EXERCISE DESCRIPTION:
Work out the number of lines in the listing that include the string "standalone". Reply with that number alone.
==============================
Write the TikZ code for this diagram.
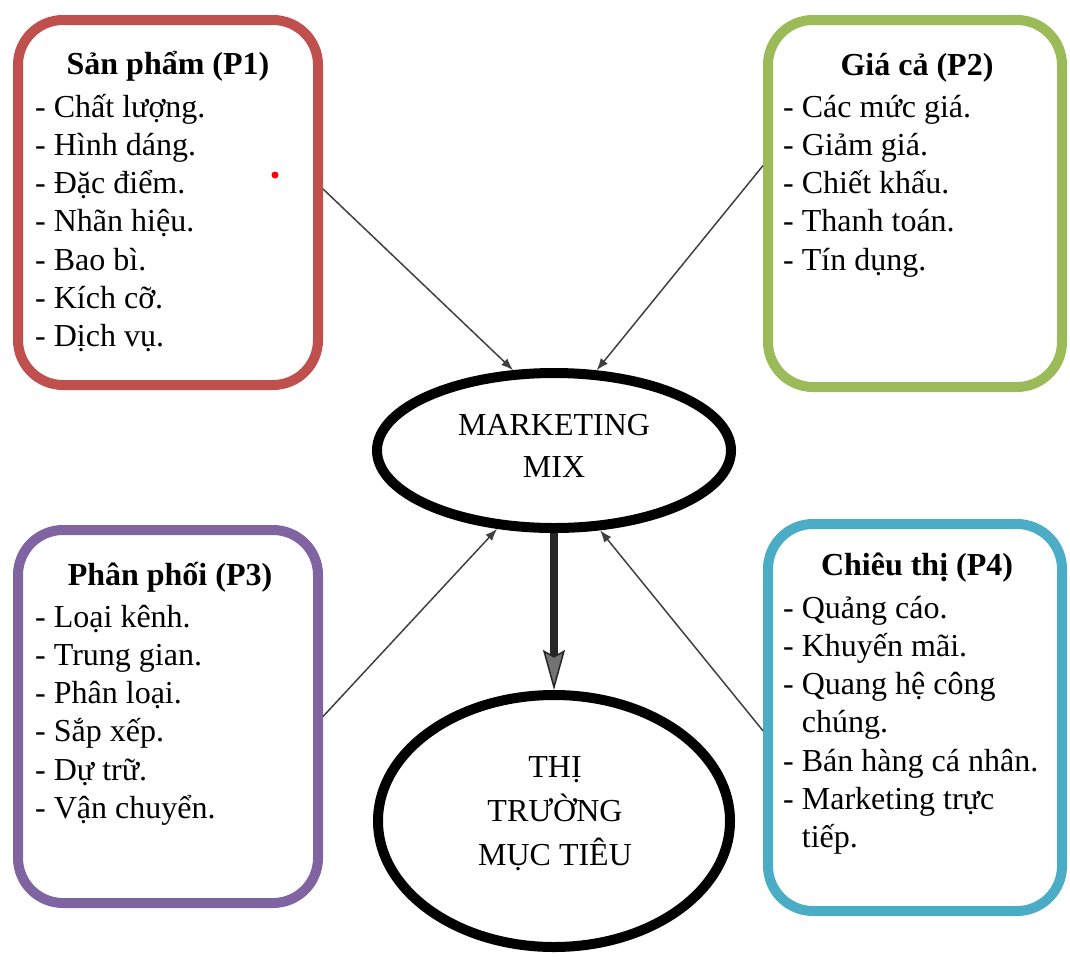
\documentclass[tikz,border=0pt]{standalone}
\usepackage{fontspec}
\setmainfont{Liberation Serif}
\usetikzlibrary{arrows.meta,shapes.geometric}
\definecolor{pred}{HTML}{C0504D}
\definecolor{pgreen}{HTML}{9BBB59}
\definecolor{ppurple}{HTML}{8064A2}
\definecolor{pblue}{HTML}{4BACC6}
\begin{document}
\begin{tikzpicture}[x=1pt,y=-1pt,
  box/.style={draw, rectangle, line width=10pt, rounded corners=45pt, inner sep=0pt, outer sep=5pt},
  oval/.style={draw, ellipse, line width=10pt, inner sep=0pt, outer sep=5pt},
  title/.style={anchor=base, inner sep=0pt, font=\fontsize{32}{38.3}\selectfont\bfseries},
  items/.style={anchor=base west, inner sep=0pt, font=\fontsize{32}{38.3}\selectfont},
  ovaltext/.style={anchor=base, inner sep=0pt},
  link/.style={draw=black!75, line width=1.5pt, -{Latex[length=12pt,width=9pt]}},
  mainlink/.style={draw=black!85, line width=8pt, -{Stealth[length=40pt,width=22pt,inset=6pt,fill=black!55,line width=1.5pt]}}]
\useasboundingbox (0,0) rectangle (1070,959);
% boxes
\node[box, draw=pred, minimum width=300pt, minimum height=365pt] (p1) at (168,202.5) {};
\node[box, draw=pgreen, minimum width=294pt, minimum height=367pt] (p2) at (915,203.5) {};
\node[box, draw=ppurple, minimum width=300pt, minimum height=373pt] (p3) at (168,716.5) {};
\node[box, draw=pblue, minimum width=294pt, minimum height=387pt] (p4) at (915,717.5) {};
% ellipses
\node[oval, minimum width=354pt, minimum height=155pt] (mm) at (554,450.5) {};
\node[oval, minimum width=352pt, minimum height=252pt] (tm) at (554,821) {};
% titles
\node[title] (t1) at (168,74) {Sản phẩm (P1)};
\node[title] (t2) at (917,75) {Giá cả (P2)};
\node[title] (t3) at (170,585) {Phân phối (P3)};
\node[title] (t4) at (917,575) {Chiêu thị (P4)};
% lists
\node[items] (l1) at (35,117) {\begin{tabular}[t]{@{}l@{}}- Chất lượng.\\- Hình dáng.\\- Đặc điểm.\\- Nhãn hiệu.\\- Bao bì.\\- Kích cỡ.\\- Dịch vụ.\end{tabular}};
\node[items] (l2) at (783,117) {\begin{tabular}[t]{@{}l@{}}- Các mức giá.\\- Giảm giá.\\- Chiết khấu.\\- Thanh toán.\\- Tín dụng.\end{tabular}};
\node[items] (l3) at (35,627) {\begin{tabular}[t]{@{}l@{}}- Loại kênh.\\- Trung gian.\\- Phân loại.\\- Sắp xếp.\\- Dự trữ.\\- Vận chuyển.\end{tabular}};
\node[items] (l4) at (783,618) {\begin{tabular}[t]{@{}l@{}}- Quảng cáo.\\- Khuyến mãi.\\- Quang hệ công\\\hphantom{- }chúng.\\- Bán hàng cá nhân.\\- Marketing trực\\\hphantom{- }tiếp.\end{tabular}};
% ellipse texts
\node[ovaltext, font=\fontsize{32}{42}\selectfont] (mmt) at (554,435) {\begin{tabular}[t]{@{}c@{}}MARKETING\\MIX\end{tabular}};
\node[ovaltext, font=\fontsize{32}{44}\selectfont] (tmt) at (555,777) {\begin{tabular}[t]{@{}c@{}}THỊ\\TRƯỜNG\\MỤC TIÊU\end{tabular}};
% red dot
\fill[red] (275,175) circle (3.5pt);
% connectors
\draw[link] (p1.5.5) -- (mm.117.4);
\draw[link] (p2.166.4) -- (mm.62);
\draw[link] (p3.0) -- (mm.234);
\draw[link] (p4.185.6) -- (mm.300);
\draw[mainlink] (mm.south) -- (tm.north);
\end{tikzpicture}
\end{document}
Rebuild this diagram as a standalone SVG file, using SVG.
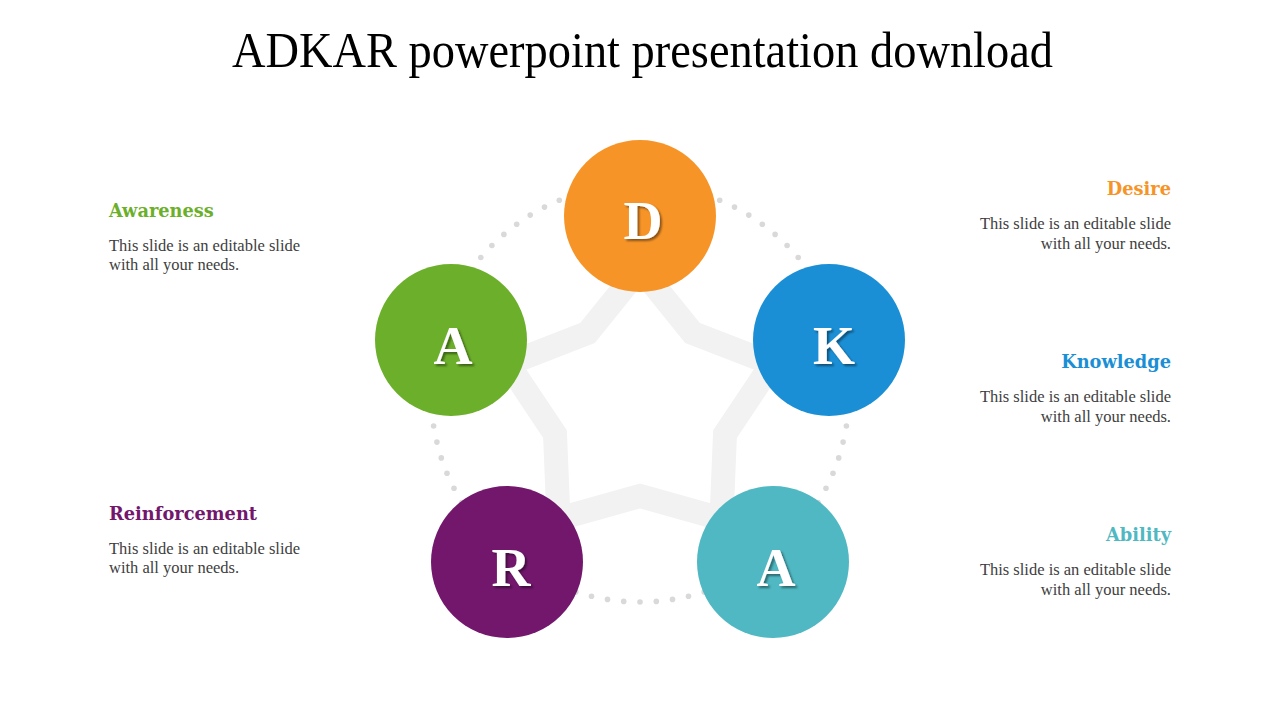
<svg xmlns="http://www.w3.org/2000/svg" width="1280" height="720" viewBox="0 0 1280 720">
<defs>
<filter id="ts" x="-30%" y="-30%" width="160%" height="160%">
<feDropShadow dx="2" dy="2" stdDeviation="1" flood-color="#000" flood-opacity="0.45"/>
</filter>
</defs>
<style>
.title{font-family:"Liberation Serif","Times New Roman",serif;font-size:50px;fill:#000}
.letter{font-family:"Liberation Serif","Times New Roman",serif;font-weight:bold;font-size:54px;fill:#fff;text-anchor:middle}
.head{font-family:"DejaVu Serif","Liberation Serif",serif;font-weight:bold;font-size:17.8px}
.body{font-family:"Liberation Serif","Times New Roman",serif;font-size:16.5px;fill:#404040}
.dot{fill:#d9d9d9}
.r{text-anchor:end}
</style>
<rect width="1280" height="720" fill="#fff"/>
<text class="title" x="232" y="67" textLength="821" lengthAdjust="spacingAndGlyphs">ADKAR powerpoint presentation download</text>

<g id="connectors">
<polygon points="640,268 692.5,333 771.9,363.8 725,434 721.5,518.9 640,496 558.5,518.9 555,434 508.1,363.8 587.5,333" fill="none" stroke="#f2f2f2" stroke-width="24" stroke-linejoin="miter" stroke-miterlimit="10"/>
<g class="dot">
<circle cx="480.8" cy="257.5" r="2.8"/><circle cx="491.9" cy="245.5" r="2.8"/><circle cx="503.9" cy="234.4" r="2.8"/><circle cx="516.7" cy="224.3" r="2.8"/><circle cx="530.2" cy="215.1" r="2.8"/><circle cx="544.5" cy="207.1" r="2.8"/><circle cx="559.3" cy="200.2" r="2.8"/>
<circle cx="798.2" cy="257.5" r="2.8"/><circle cx="787.1" cy="245.5" r="2.8"/><circle cx="775.1" cy="234.4" r="2.8"/><circle cx="762.3" cy="224.3" r="2.8"/><circle cx="748.8" cy="215.1" r="2.8"/><circle cx="734.5" cy="207.1" r="2.8"/><circle cx="719.7" cy="200.2" r="2.8"/>
<circle cx="433.6" cy="426" r="2.8"/><circle cx="436.9" cy="442.1" r="2.8"/><circle cx="441.3" cy="457.9" r="2.8"/><circle cx="447" cy="473.3" r="2.8"/><circle cx="454" cy="488.2" r="2.8"/><circle cx="462" cy="502.5" r="2.8"/>
<circle cx="846.4" cy="426" r="2.8"/><circle cx="843.1" cy="442.1" r="2.8"/><circle cx="838.7" cy="457.9" r="2.8"/><circle cx="833" cy="473.3" r="2.8"/><circle cx="826" cy="488.2" r="2.8"/><circle cx="818" cy="502.5" r="2.8"/>
<circle cx="575.8" cy="591.9" r="2.8"/><circle cx="591.5" cy="596.3" r="2.8"/><circle cx="607.5" cy="599.4" r="2.8"/><circle cx="623.7" cy="601.4" r="2.8"/><circle cx="640" cy="602" r="2.8"/><circle cx="656.3" cy="601.4" r="2.8"/><circle cx="672.5" cy="599.4" r="2.8"/><circle cx="688.5" cy="596.3" r="2.8"/><circle cx="704.2" cy="591.9" r="2.8"/>
</g>
</g>

<g id="node-d">
<circle cx="640" cy="216" r="76" fill="#f79427"/>
<text class="letter" x="643" y="239" filter="url(#ts)">D</text>
</g>
<g id="node-a1">
<circle cx="451" cy="340" r="76" fill="#6caf2a"/>
<text class="letter" x="453" y="364" filter="url(#ts)">A</text>
</g>
<g id="node-k">
<circle cx="829" cy="340" r="76" fill="#1b8fd5"/>
<text class="letter" x="834" y="364" filter="url(#ts)">K</text>
</g>
<g id="node-r">
<circle cx="507" cy="562" r="76" fill="#72176c"/>
<text class="letter" x="511" y="586" filter="url(#ts)">R</text>
</g>
<g id="node-a2">
<circle cx="773" cy="562" r="76" fill="#4fb8c2"/>
<text class="letter" x="776" y="586" filter="url(#ts)">A</text>
</g>

<g id="label-awareness">
<text class="head" x="109" y="217" fill="#6caf2a">Awareness</text>
<text class="body" x="109" y="250.5">This slide is an editable slide</text>
<text class="body" x="109" y="270">with all your needs.</text>
</g>
<g id="label-reinforcement">
<text class="head" x="109" y="520" fill="#72176c">Reinforcement</text>
<text class="body" x="109" y="553.5">This slide is an editable slide</text>
<text class="body" x="109" y="573">with all your needs.</text>
</g>
<g id="label-desire">
<text class="head r" x="1171" y="195" fill="#f79427">Desire</text>
<text class="body r" x="1171" y="229">This slide is an editable slide</text>
<text class="body r" x="1171" y="248.5">with all your needs.</text>
</g>
<g id="label-knowledge">
<text class="head r" x="1171" y="368" fill="#1b8fd5">Knowledge</text>
<text class="body r" x="1171" y="402">This slide is an editable slide</text>
<text class="body r" x="1171" y="421.5">with all your needs.</text>
</g>
<g id="label-ability">
<text class="head r" x="1171" y="541" fill="#4fb8c2">Ability</text>
<text class="body r" x="1171" y="575">This slide is an editable slide</text>
<text class="body r" x="1171" y="594.5">with all your needs.</text>
</g>
</svg>
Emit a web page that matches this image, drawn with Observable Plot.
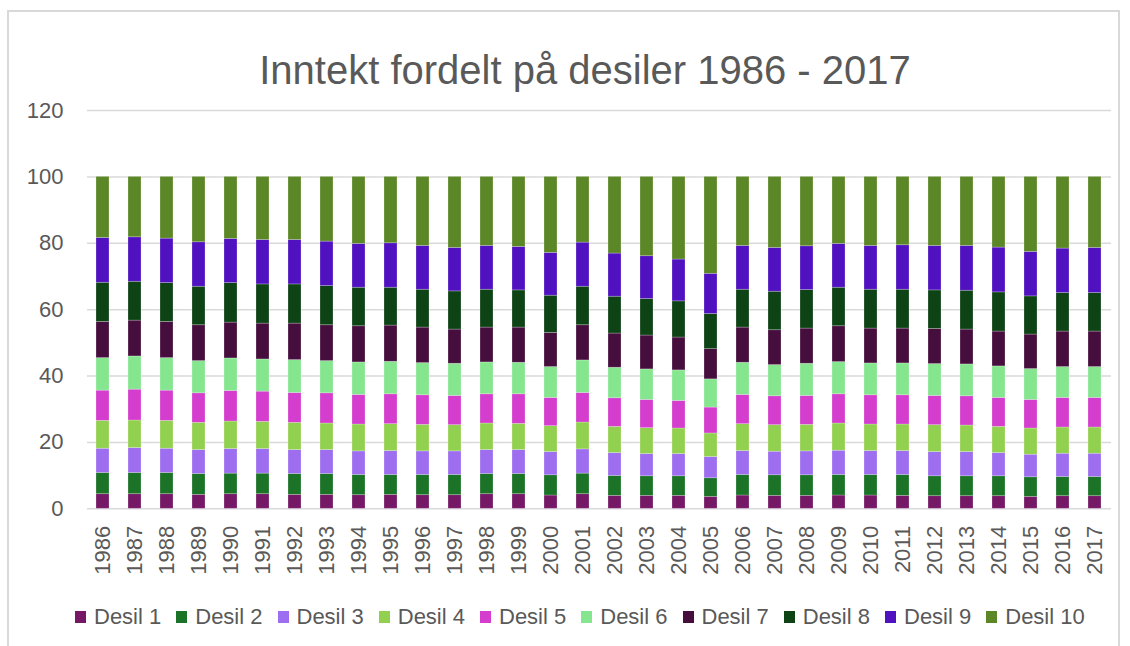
==============================
SOLUTION TO THIS PROBLEM:
2